DATASET EXCERPT:

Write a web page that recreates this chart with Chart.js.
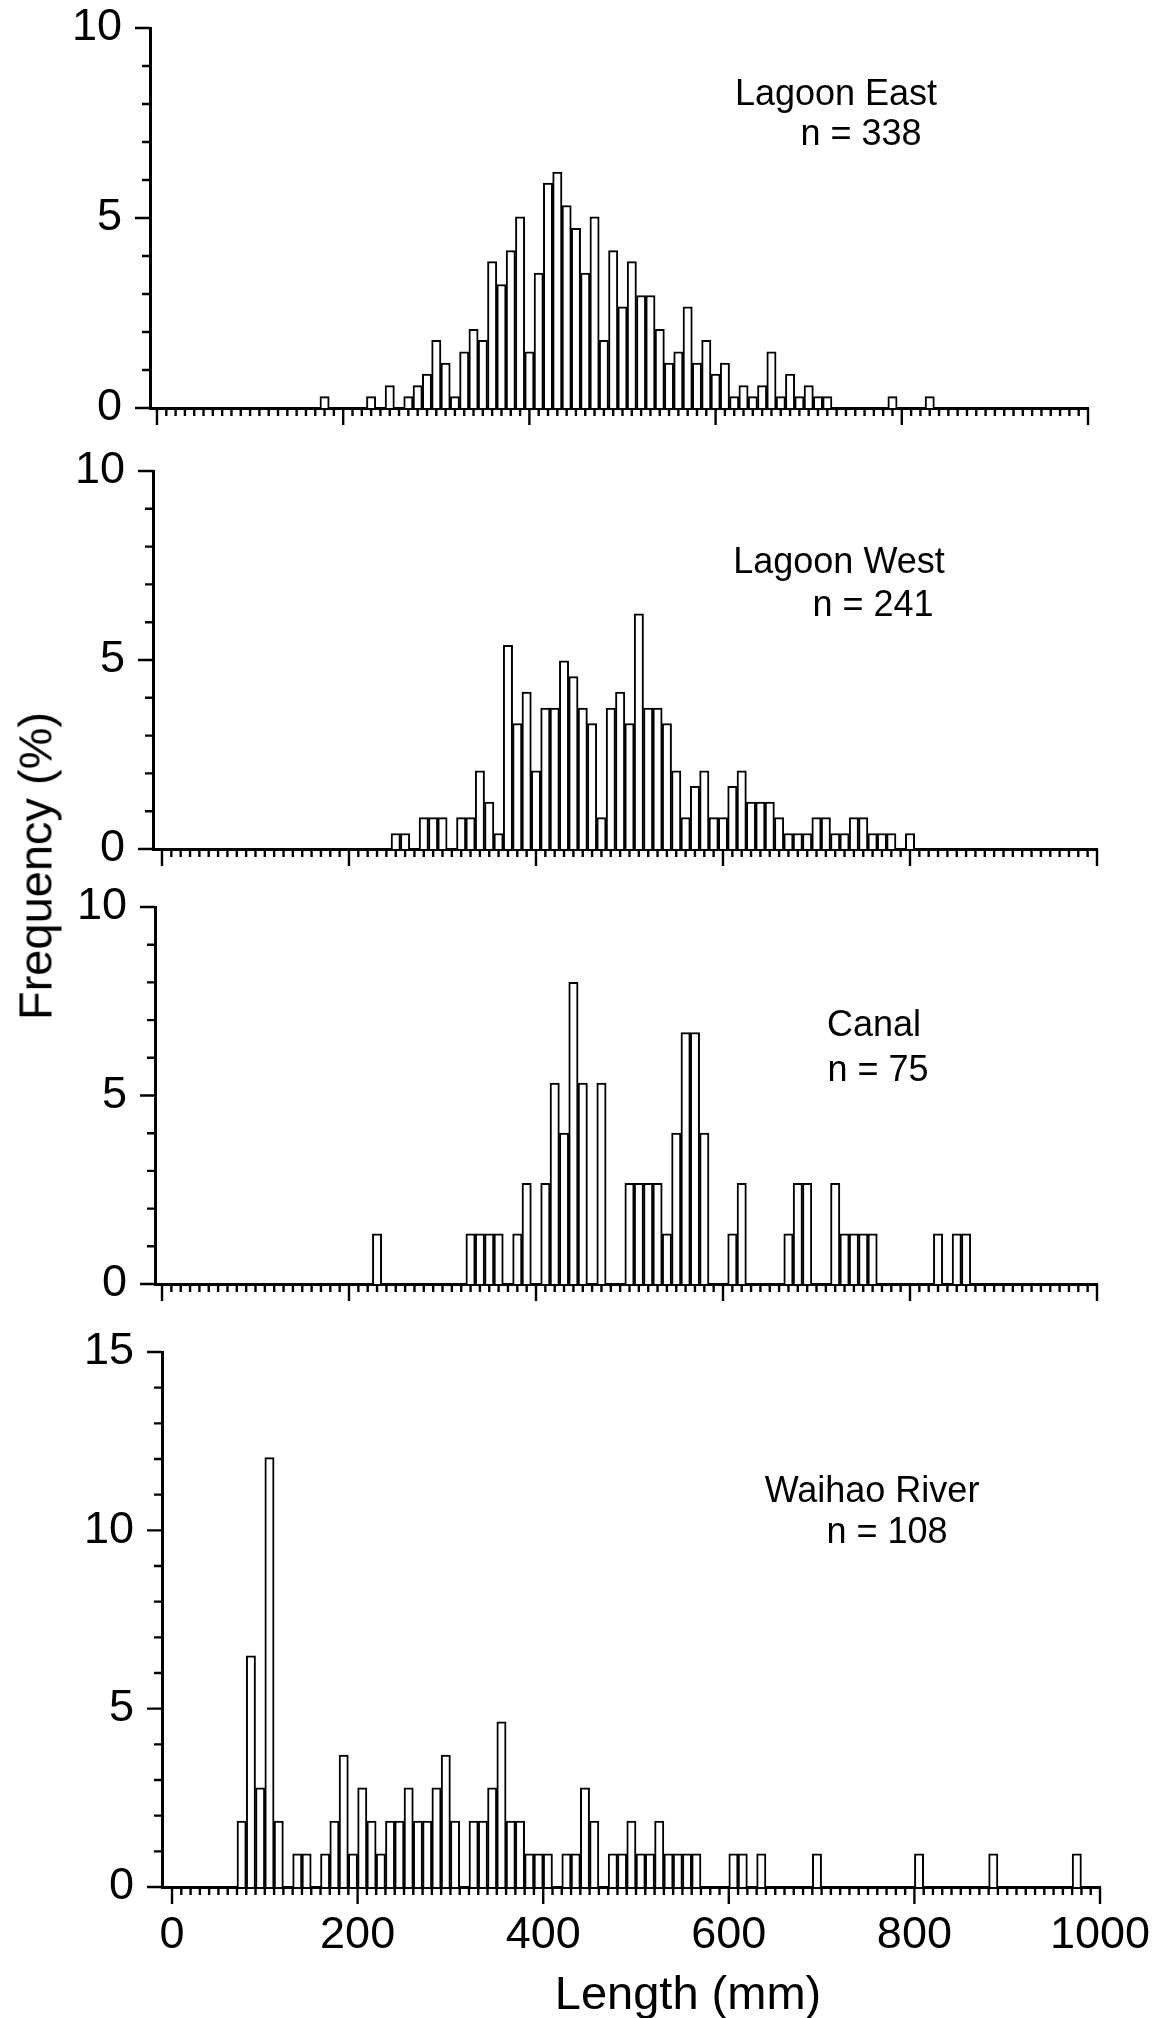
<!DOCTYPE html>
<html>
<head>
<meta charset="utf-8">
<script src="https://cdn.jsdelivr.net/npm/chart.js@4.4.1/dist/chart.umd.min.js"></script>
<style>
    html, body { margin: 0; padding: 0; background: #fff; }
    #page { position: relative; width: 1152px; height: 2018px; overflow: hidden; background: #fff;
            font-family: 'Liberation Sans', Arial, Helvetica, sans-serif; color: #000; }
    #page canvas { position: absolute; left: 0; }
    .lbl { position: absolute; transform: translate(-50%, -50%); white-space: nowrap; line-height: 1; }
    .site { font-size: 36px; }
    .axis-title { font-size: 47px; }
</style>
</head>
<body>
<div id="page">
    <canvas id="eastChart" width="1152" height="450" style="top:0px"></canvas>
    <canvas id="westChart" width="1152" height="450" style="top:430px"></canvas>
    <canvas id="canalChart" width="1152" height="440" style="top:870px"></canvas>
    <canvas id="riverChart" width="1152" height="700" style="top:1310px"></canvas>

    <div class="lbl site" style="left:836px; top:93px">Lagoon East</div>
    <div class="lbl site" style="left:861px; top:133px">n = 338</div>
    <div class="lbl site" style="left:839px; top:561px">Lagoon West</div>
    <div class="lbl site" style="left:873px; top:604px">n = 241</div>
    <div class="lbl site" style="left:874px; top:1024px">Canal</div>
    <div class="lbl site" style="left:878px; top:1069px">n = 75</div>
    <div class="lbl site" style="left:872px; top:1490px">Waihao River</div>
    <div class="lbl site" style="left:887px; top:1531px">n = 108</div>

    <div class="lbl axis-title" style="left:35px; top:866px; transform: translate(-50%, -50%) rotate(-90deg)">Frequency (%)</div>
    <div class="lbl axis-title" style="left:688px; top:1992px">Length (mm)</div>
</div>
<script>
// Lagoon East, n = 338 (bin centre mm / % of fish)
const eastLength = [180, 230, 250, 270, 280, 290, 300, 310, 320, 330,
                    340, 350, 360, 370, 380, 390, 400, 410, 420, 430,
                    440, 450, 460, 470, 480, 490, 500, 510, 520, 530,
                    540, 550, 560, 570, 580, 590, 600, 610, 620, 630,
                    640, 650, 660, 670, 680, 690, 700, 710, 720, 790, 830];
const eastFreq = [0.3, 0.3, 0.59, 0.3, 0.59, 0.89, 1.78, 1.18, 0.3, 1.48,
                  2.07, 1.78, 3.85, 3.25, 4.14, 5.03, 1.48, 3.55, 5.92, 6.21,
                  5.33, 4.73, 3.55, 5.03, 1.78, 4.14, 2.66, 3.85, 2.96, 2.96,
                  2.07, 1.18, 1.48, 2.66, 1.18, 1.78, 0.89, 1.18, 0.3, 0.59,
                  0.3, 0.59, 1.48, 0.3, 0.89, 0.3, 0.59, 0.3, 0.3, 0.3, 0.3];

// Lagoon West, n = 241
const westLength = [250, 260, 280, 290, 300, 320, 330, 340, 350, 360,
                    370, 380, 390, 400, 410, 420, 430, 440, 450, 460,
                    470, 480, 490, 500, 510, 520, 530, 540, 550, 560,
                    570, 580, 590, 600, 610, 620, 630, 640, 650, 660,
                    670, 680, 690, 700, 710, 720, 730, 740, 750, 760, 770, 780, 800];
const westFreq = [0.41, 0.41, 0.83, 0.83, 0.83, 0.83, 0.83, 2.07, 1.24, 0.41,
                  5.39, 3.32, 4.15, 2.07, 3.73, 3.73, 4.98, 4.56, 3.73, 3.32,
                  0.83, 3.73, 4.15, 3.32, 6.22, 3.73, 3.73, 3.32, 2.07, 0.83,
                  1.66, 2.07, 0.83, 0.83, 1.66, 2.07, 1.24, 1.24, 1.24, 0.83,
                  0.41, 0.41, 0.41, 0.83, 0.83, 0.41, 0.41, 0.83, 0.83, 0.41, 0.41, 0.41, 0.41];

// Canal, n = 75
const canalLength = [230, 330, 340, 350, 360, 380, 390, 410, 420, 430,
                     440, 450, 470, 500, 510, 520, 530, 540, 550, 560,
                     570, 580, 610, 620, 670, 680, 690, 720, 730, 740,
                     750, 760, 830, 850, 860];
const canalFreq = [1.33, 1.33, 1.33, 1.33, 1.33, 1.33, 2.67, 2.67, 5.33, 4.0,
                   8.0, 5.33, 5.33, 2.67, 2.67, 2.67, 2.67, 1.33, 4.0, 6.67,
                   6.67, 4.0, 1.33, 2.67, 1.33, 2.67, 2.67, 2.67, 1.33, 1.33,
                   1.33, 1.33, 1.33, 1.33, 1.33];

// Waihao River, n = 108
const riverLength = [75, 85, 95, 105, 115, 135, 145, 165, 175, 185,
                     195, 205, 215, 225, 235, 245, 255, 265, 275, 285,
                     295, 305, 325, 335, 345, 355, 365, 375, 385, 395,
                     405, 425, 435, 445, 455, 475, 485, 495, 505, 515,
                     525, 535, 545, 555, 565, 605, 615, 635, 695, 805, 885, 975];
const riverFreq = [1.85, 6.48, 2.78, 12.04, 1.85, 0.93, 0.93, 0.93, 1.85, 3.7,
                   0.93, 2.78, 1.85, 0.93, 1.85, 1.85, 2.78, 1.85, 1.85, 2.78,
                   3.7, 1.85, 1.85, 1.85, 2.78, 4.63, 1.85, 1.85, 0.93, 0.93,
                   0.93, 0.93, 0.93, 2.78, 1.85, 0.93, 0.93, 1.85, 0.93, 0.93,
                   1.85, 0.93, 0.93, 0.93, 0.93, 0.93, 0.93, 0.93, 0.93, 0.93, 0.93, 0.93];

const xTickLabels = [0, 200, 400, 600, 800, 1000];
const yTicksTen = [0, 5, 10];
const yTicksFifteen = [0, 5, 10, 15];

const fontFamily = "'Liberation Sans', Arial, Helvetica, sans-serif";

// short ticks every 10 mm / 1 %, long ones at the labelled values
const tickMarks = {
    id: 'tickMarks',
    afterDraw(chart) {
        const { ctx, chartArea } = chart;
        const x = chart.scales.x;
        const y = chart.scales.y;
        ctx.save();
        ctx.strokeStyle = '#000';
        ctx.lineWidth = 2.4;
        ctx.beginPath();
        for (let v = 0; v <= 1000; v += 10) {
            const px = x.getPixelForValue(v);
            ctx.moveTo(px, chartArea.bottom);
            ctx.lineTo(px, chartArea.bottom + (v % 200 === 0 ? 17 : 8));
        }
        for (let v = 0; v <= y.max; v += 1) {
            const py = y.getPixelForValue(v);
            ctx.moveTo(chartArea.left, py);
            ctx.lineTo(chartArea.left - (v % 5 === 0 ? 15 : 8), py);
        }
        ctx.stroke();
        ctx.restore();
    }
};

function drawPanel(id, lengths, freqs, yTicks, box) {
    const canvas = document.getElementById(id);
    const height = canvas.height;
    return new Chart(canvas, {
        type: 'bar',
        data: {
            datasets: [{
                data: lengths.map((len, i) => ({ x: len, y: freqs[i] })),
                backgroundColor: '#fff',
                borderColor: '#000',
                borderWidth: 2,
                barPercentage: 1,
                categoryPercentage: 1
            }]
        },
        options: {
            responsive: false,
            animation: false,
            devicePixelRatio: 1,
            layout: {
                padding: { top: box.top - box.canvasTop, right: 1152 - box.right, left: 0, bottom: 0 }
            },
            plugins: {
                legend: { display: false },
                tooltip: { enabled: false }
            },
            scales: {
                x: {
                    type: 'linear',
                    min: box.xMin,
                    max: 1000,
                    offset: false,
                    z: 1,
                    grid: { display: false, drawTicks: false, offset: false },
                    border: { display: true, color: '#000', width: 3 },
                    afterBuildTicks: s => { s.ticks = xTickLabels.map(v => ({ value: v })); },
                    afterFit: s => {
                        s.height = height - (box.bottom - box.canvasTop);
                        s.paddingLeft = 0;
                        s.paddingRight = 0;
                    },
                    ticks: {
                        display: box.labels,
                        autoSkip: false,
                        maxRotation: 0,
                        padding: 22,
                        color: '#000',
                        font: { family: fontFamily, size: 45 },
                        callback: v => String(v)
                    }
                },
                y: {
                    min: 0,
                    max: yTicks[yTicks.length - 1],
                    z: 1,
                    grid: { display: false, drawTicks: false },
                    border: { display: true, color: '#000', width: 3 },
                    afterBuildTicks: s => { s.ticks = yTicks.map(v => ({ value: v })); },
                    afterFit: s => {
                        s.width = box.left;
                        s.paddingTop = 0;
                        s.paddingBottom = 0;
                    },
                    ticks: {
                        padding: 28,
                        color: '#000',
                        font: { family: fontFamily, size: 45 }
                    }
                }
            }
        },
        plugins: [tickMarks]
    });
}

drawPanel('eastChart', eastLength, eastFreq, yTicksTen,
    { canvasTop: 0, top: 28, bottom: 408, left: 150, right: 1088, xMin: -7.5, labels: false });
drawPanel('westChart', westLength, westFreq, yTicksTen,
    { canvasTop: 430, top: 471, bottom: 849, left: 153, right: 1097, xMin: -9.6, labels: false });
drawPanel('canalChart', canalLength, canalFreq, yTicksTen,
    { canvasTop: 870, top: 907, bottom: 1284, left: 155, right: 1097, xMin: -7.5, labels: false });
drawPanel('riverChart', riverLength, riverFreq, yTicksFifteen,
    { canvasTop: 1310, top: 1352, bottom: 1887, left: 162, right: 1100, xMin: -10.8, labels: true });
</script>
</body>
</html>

TO BE DONE: Scan the material for lines with the word "page", and copy each line you find.

RESPONSE FOR THIS EXERCISE:
Write a web page that recreates this chart with Chart.js.
    #page { position: relative; width: 1152px; height: 2018px; overflow: hidden; background: #fff;
    #page canvas { position: absolute; left: 0; }
<div id="page">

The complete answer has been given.